Advocates for claimants have decried these changes and attempted, so far unsuccessfully, to have “sue me” clauses declared void. The plaintiff’s bar has consistently argued that the high expense and protracted delay in getting to trial is placing an unfair burden upon insureds. In turn, the plaintiffs’ bar has been soundly ridiculed for its so-called hypocrisy in attacking the right to trial by jury.
As of this writing in 2009, claimants and insurers continue to arbitrate many, if not most, uninsured/underinsured cases. Both sides have an interest in getting claims resolved without the delay and expense of a jury trial, and there is little argument about the cost and time savings associated with UM/UIM arbitration. In fact, many arbitrators like me are now seeing parties agree to resolve third party claims in binding arbitration as an alternative to trial. There is often a “high-low” agreement, not disclosed to the arbitrator, which provides for the award to be modified if it falls outside the range set by the parties.
I think it’s fair to say that arbitration is still widely viewed as an expeditious and cost-effective method of resolving UM/UIM claims. The benefits of arbitration are endorsed by Civil Rule 1 that states, in part:
These rules…shall be construed and administered to secure the just, speedy and inexpensive determination of every action.

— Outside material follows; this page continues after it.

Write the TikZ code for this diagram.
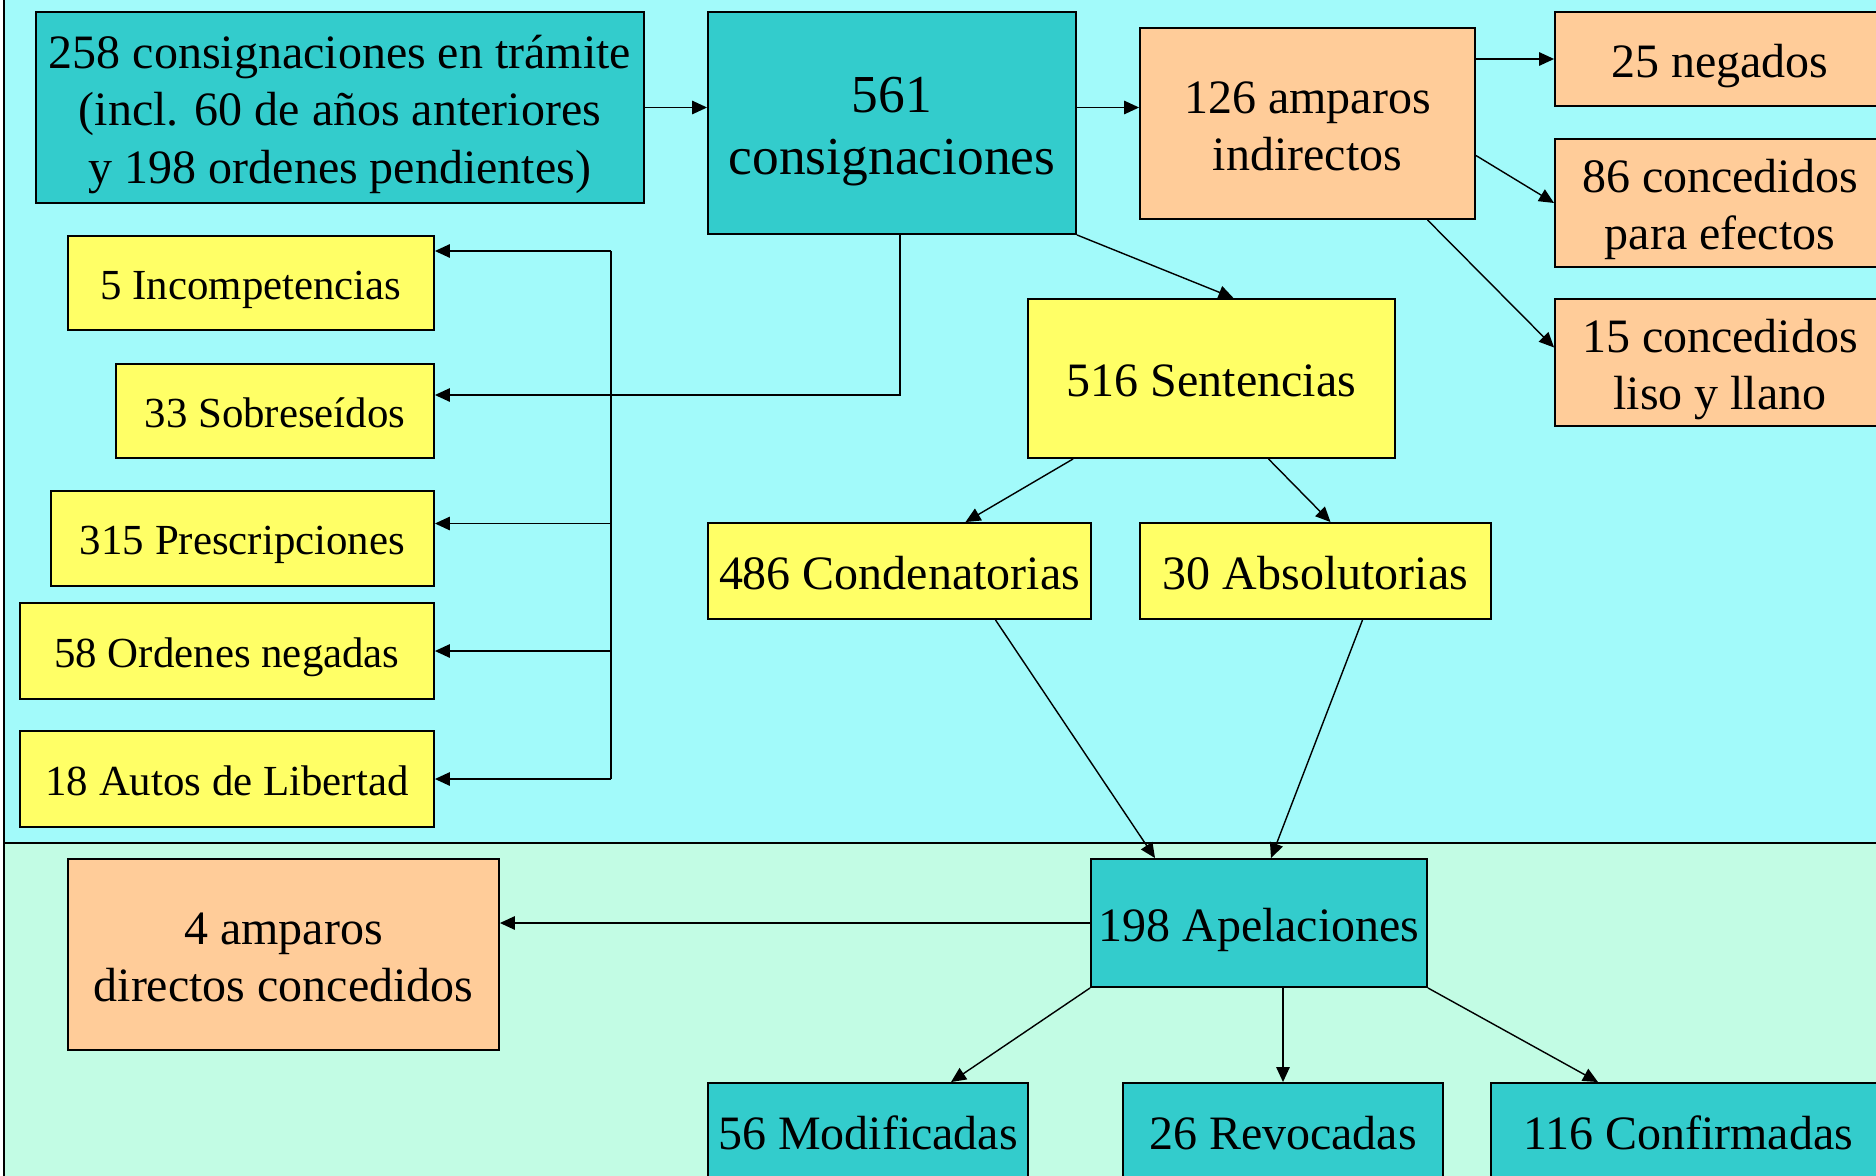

Arbitration should continue to serve as a popular method of dispute resolution for UM/UIM claims, since the benefits of arbitration are many, including:
- Reliability of the hearing date
- Privacy – no public record
- Special expertise of neutral
- Parties select neutral
- Expeditious compared to trial
- Achieves finality
- Very narrow scope of appeal
- Usually less costly than trial
The Arbitration Fairness Act will potentially impact UM/UIM arbitration only insofar as some policies may be considered to be “anti-consumer” by virtue of any discovery, timing, arbitrator or cost constraints that may still be used by some carriers. For the most part, however, UM/UIM arbitration in Washington is likely to remain a good choice for many disputed claims.